Just so you know, I may earn money or products from the companies mentioned in this post. Links may be affiliate links, which won't cost you anything extra when you purchase. For full affiliate disclosures, click here.
If you’re like me, you may feel like the world turned upside down in the past week. I am grappling with how to do my very interpersonal job – school counseling – through remote means (while simultaneously managing my own high-needs family in person). My social calendar – already limited by our challenges in finding special needs child care – showed cancellation after cancellation. And I’ve found myself having one too many conversations about toilet paper with just about everyone I know.
How to shelter in place with autism
As you press “pause” on almost everything in your, you have begun to grapple with the combination of autism + quarantine. In some ways, we are better prepared than most for this. As I have mentioned before, our radius has shrunk dramatically since an autism diagnosis changed our lives.
In others, we are like an unmoored ship. As we work through this unprecedented challenge, I encourage you to take stock of both the strengths and challenges in your autism family and embrace them all. Just put one foot in front of the other and together we will get through this, separately.
Your schedule just got turned upside down…
For kids who need routine, this is quadruply challenging. B is thrilled to spend hours making up his own schedule – reading, taking an online math class, and playing video games with his friends (incidentally, all things he does on a regular basis, quarantined or not). Mr. Diggy, on the other hand, is used to his team of therapists rotating through our home, his highly structured classroom, and tapping on all sorts of public surfaces is one of his most common stims – it’s how he learns about the world.
You may be more used to staying home than you think:
Between in-home therapies and difficulties finding childcare providers that can handle your child, you may be more used to being at home than you realize. And when you are all home, all day, you can very much be in control of what is often the most challenging part of a special needs day: the transitions. You can ease into them, or adjust them, much more than under ordinary circumstances.
Your child can’t access “tele-health” or “distance learning”:
You are lucky if your kid watches a three minute YouTube video let alone attends to three weeks (or more) of online instruction. So the idea of your kid listening to a therapist who is “in” your phone or tablet may seem far-fetched. (You might actually be surprised by the reality of this – we certainly were.)
Open spaces aren’t quarantined:
Get outside. If you live in a home with a yard, start there. If not, walk around the block. Or go to a park or beach without the temptation of playground surfaces and just run – or bring your own frisbee or ball.

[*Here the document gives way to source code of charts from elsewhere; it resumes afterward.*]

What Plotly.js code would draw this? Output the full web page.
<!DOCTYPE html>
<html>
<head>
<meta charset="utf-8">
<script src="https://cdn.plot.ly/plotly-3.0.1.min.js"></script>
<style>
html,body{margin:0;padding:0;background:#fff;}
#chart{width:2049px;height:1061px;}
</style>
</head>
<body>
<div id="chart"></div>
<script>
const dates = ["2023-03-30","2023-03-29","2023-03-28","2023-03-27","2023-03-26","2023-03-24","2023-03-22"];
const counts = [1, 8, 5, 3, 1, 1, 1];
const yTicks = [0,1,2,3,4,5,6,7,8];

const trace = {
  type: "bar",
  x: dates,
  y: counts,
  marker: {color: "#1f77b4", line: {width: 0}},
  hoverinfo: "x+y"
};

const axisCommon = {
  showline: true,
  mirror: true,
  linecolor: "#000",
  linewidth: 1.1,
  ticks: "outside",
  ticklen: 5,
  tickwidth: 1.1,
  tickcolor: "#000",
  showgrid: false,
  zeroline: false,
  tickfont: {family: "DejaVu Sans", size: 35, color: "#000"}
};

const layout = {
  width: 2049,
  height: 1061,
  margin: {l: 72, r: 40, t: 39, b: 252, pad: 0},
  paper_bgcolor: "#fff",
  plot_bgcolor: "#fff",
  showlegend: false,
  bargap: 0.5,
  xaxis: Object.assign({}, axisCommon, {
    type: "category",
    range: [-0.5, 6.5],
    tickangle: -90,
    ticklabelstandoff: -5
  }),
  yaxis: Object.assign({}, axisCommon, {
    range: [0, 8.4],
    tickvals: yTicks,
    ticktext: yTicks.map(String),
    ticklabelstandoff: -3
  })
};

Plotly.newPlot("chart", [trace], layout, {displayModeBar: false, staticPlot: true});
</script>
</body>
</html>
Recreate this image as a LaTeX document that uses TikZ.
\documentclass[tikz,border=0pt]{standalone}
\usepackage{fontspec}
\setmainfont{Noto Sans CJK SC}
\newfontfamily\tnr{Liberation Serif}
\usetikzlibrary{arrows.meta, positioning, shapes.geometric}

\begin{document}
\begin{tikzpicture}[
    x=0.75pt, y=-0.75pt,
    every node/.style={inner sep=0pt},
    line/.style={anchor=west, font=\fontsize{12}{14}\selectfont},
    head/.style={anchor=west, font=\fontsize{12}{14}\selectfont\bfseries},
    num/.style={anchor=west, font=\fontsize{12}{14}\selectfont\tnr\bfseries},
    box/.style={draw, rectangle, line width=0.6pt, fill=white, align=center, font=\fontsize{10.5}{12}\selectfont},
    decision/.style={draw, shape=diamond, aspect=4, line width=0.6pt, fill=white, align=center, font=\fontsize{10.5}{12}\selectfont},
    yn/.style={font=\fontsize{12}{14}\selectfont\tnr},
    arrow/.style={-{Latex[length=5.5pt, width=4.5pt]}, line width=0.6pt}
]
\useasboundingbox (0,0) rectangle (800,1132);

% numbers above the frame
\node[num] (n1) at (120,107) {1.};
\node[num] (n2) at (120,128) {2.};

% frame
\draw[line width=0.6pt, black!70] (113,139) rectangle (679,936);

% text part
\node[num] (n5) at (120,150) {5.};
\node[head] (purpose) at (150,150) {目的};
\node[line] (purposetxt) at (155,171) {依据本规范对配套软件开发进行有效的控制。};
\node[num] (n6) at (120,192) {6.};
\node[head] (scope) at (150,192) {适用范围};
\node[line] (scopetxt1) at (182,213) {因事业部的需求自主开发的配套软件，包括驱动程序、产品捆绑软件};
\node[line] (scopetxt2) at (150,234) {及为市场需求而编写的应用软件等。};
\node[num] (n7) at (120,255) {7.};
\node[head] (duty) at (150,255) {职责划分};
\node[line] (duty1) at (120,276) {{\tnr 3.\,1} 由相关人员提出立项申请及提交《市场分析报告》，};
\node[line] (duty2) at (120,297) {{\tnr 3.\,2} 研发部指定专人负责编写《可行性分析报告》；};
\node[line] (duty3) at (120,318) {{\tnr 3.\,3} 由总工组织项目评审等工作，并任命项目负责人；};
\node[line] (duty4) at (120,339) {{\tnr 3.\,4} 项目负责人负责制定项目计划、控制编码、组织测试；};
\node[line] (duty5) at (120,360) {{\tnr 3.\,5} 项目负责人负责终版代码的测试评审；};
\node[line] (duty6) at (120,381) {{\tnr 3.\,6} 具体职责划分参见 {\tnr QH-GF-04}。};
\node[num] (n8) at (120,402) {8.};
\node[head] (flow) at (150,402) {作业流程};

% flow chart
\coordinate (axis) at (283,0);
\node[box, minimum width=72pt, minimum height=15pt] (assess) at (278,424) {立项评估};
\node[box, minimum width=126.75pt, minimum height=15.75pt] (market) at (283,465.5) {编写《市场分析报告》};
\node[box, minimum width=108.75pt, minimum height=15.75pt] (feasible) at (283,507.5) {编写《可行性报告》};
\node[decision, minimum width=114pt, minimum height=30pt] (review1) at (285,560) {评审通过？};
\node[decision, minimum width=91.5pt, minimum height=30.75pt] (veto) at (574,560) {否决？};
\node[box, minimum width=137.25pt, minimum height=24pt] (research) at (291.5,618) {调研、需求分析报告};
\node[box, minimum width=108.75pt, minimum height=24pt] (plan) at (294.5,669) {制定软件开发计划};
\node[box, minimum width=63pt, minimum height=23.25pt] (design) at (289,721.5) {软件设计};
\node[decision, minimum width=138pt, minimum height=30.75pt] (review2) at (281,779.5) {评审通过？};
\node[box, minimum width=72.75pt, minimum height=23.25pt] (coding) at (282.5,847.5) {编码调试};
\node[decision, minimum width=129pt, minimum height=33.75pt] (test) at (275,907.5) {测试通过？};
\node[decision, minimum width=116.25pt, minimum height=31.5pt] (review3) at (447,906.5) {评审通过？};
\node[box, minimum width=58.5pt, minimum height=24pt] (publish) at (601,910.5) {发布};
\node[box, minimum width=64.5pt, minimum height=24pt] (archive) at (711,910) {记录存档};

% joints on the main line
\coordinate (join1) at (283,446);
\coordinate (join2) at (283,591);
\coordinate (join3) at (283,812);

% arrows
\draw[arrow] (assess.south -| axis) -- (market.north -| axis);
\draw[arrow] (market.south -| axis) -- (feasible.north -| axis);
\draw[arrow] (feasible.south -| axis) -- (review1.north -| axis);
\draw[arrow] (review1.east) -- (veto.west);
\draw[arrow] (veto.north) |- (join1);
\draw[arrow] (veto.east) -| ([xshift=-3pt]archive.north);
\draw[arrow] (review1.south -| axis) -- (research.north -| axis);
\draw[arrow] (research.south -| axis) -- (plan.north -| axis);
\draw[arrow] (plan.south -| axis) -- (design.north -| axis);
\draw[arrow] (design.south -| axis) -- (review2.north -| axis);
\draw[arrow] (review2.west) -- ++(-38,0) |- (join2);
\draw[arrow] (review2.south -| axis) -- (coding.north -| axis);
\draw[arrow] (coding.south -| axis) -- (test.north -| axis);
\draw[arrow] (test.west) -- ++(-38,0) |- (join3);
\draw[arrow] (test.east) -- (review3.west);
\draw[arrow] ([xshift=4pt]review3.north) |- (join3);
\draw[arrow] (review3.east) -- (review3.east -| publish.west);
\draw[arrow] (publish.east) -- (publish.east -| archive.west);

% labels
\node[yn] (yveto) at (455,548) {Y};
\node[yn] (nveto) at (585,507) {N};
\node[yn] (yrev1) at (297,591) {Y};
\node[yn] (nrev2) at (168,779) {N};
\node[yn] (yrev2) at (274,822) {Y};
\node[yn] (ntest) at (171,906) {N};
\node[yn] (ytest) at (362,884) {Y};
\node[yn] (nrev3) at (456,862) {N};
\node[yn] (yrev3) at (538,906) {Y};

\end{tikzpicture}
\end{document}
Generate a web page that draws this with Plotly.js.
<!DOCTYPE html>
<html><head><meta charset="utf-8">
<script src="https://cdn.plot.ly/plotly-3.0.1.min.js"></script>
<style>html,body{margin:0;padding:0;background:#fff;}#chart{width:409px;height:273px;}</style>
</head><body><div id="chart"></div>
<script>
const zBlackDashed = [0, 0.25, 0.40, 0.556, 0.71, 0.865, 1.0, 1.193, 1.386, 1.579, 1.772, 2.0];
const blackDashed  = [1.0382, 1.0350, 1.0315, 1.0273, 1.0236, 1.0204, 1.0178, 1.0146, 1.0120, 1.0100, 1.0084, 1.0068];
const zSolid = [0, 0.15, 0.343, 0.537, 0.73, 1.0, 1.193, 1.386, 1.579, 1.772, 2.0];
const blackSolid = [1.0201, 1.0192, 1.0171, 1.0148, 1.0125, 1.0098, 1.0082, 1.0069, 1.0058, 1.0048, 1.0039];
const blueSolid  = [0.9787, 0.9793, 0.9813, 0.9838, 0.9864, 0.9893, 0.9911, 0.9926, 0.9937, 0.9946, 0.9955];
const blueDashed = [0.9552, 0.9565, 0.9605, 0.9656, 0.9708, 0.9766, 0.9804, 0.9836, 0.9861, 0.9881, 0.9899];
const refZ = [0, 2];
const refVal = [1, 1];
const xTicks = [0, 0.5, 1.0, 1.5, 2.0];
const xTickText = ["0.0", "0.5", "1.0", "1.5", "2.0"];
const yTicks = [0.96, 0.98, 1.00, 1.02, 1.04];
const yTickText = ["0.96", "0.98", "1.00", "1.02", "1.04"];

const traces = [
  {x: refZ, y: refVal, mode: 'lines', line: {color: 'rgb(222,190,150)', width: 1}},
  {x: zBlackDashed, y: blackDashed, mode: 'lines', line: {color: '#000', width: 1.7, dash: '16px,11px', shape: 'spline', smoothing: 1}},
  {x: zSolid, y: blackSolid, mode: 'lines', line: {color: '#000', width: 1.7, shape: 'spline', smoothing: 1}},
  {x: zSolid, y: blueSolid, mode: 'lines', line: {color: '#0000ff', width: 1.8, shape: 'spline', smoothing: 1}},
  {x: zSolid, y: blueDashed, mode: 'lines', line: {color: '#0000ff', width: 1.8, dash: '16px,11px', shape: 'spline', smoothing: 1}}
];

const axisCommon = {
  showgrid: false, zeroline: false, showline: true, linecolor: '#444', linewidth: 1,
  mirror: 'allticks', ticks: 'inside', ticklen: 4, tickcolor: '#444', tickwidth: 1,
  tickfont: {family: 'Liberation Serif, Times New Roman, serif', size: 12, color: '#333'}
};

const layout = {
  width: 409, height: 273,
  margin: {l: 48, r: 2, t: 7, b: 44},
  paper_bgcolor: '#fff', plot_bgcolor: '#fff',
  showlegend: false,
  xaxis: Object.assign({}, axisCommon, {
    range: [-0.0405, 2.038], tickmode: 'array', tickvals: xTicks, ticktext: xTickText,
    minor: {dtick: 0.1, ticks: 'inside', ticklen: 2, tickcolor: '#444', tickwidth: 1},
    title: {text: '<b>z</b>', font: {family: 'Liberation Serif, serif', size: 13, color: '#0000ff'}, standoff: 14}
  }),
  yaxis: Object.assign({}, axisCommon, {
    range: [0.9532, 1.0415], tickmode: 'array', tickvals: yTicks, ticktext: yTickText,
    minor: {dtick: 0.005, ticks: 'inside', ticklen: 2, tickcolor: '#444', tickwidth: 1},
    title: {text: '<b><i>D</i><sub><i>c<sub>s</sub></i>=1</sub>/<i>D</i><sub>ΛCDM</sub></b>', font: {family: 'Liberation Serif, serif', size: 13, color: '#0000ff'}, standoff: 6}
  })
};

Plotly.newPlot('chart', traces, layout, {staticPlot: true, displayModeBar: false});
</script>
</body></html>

Favorite foods may be out of stock:
At some point, your rigid child may struggle with a shortage of a favorite food or drink option. This will be challenging, but it can be a tool for inching toward more food flexibility. And in the end, water and salt are enough for humans to survive for longer than you think. During a recent stomach bug (ah, January, when a stomach bug was a “health crisis”!), Mr. Diggy subsisted for days on watered- down juice and licking the salt off some chips.
Go “shopping” at home:
Turn your pantry inside out and pop some popcorn or make a soup. Use whatever flour you have on hand (corn, wheat, coconut, etc) to make some tortillas. Consider what’s in your yard (maybe your kid will eat whole lemons, like mine?) – or what you can plant – we are going to try planting some sprouting potatoes to see what happens!
Lack of access to typical playgrounds and other equipment:
As gyms and other facilities close, and playgrounds are necessarily avoided, you may find that your child is having difficulty meeting his or her sensory needs. But as you shelter in place with autism, you might have some simple, surprising items in your home already.
Rethink household items:
You may have found that your autism family doesn’t define “toy” or “game” in quite the same way as a typical family. There tends to be a lot of truth beyond the idea that many autistic individuals appreciate the wrapping (oh, the curly ribbons!) to what’s inside. There is also often a need for durability that outstrips that of your average toy. Here are few of our favorite “accidental” toys:
Strainer – these come in all shapes and sizes; this clip-on style is the one I reach for most often, and thus the one that is most easily grabbed by Mr. Diggy. The smooth, brightly colored plastic is appealing enough for him, but you can also use it in dirt, sand or water.
Soft garden hose – designed as a space-saver, these hoses are light-weight, flexible, and fairly durable. Plus they make great transverse waves when you fling them around, but they are less likely to cause damage to other things than a more traditional, heavier hose.
Whisk – If you have several whisks in your kitchen, you may want to designate one to “sacrifice” for the cause of sensory exploration. Mr. Diggy has actually gone through several, but the enjoyment and satisfaction is worth the few dollars to buy him another inexpensive one.
Laundry basket/bucket – Sit in it. Stand in it. Put it over your head. Turn it upside and use it as a “cage” for stuffed animals or other toys. And if it’s solid-sided like a bucket, then it likely makes a great drum.
Blanket – Mr. Diggy has a preference for super-fluffy ones, but blankets of all shapes and sizes can be used to make forts, divide rooms, and just generally bring comfort.
It is hard to shelter in place with autism. But it is worth it for the public health consequences. Just remember that we are all in this together, separately.